In the spirit of Halloween season, I'd like to encourage every literarily-inclined person reading this post to take a look at my favorite classic horror novels,
The Haunting of Hill House and
We Have Always Lived in the Castle, by
Shirley Jackson (not to be confused with the estimable
Shelley Jackson, although they are both excellent writers of freaky-ass shit). You're probably familiar with Shirley Jackson already, whether you know it or not; she was the author of "The Lottery," that dystopian short story about a pastoral town that randomly selects one of its citizens to be ritually stoned to death at its annual festival. Sound familiar? It's widely anthologized, and most people I know had it as required reading at some point in middle school, high school, or college. It doesn't hold a candle to her novels, in my opinion; in longer works, Jackson's ability to immerse herself and her readers in the psychology of nuanced, believable, and very troubled characters gets to shine forth. The horror in these books lies as much in their protagonists' struggles with their own fears, pasts, skewed perceptions, and unreliable minds as it does in their ambiguously supernatural elements. To lesser (The Haunting of Hill House) or greater (We Have Always Lived in the Castle) degrees, they explore the common trope of the unreliable possessed or insane narrator who doesn't realize that she is a monster, but they do so with an unusual amount of authorial empathy and respect for those characters, making them not just sympathetic or pitiable but likable, even charismatic. Shirley Jackson was also a legit agoraphobe (towards the end of her forty-eight year life, she was sometimes unable to leave her house for months on end), and it's pretty clear that her perspective was informed by her agoraphobia-- The Haunting of Hill House is the only haunted house novel I have ever read that makes the haunted house in question seem less daunting and depressing than most of the world beyond it (if not necessarily less scary). There's an element of comfort present whenever characters are cut off from society in a small, private space, no matter how strange, austere, or dangerous that space may be. While I still leave my house at least once every few days, that's a sentiment I can really relate to.
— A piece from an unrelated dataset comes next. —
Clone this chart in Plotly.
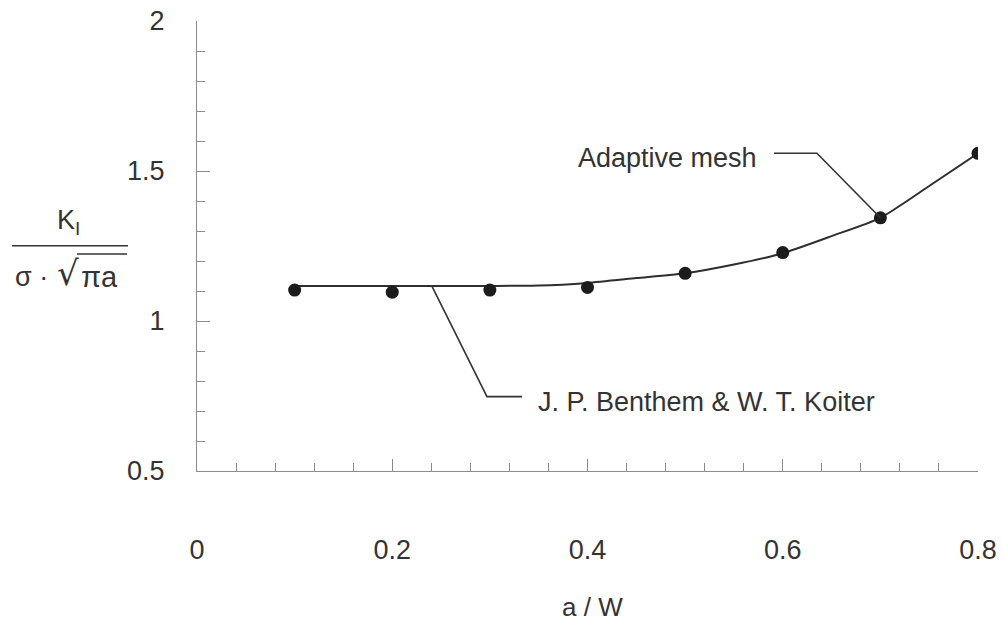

Moving along to other subjects,
this clothing line designed specifically for people with Down's Syndrome is a neat idea. I'm dubious about Craig Thompson's
new graphic novel,
Habibi, though I do want to read it-- I'm worried that it might turn out to be cringe-inducing Orientalist cultural appropriation, but I loved
Blankets and supposedly Thompson did a lot of research while working on Habibi ...though that in no way eliminates the possibility of Orientalist cultural appropriation. I'm not as worried about the Controversial Rape Scene, strangely enough; maybe because Blankets dealt with (unfortunately autobiographical) sexual abuse in a very sensitive, non-lurid/exploitative manner. Alicia alerted me to the existence of
Daughters of Smoke and Bone, which sounds like something I will like; I'm a little frustrated that YA urban fantasy novelists appear to be contractually obligated to put a tense, star-crossed romance at the center of every. single. book (and always a het romance, at that), since I would prefer to just read about awesome magical creatures and adventure and fighting and mystery and misfit teens coming into their full powers as supernatural badasses and platonic friend-bonding and all those fun things. I know Laini Taylor can write
romance well, at least, so that aspect probably won't feel shoehorned in even if it isn't the most interesting thing to me personally. I'm rediscovering the joys of long walks and sleeping for normal amounts of time at semi-normal times of day. This morning I spent ten minutes panicking that I'd lost my contact lenses before I realized that I had already put them in. I have terrible, terrible, I mean really fucking terrible eyesight, so that is not a reasonable thing for me to get confused about. I don't even know what I was thinking. Must've still been groggy.
I'm rediscovering that one Weakerthans
song that always makes me almost cry. It's a song about a cat. There are sadder songs, I mean, I don't know why this one hits me harder emotionally than, say,
this one (although those lyrics are. ouch. wow). Oh! And then there's
this one. Persona songs about real people who died tragically are the saddest.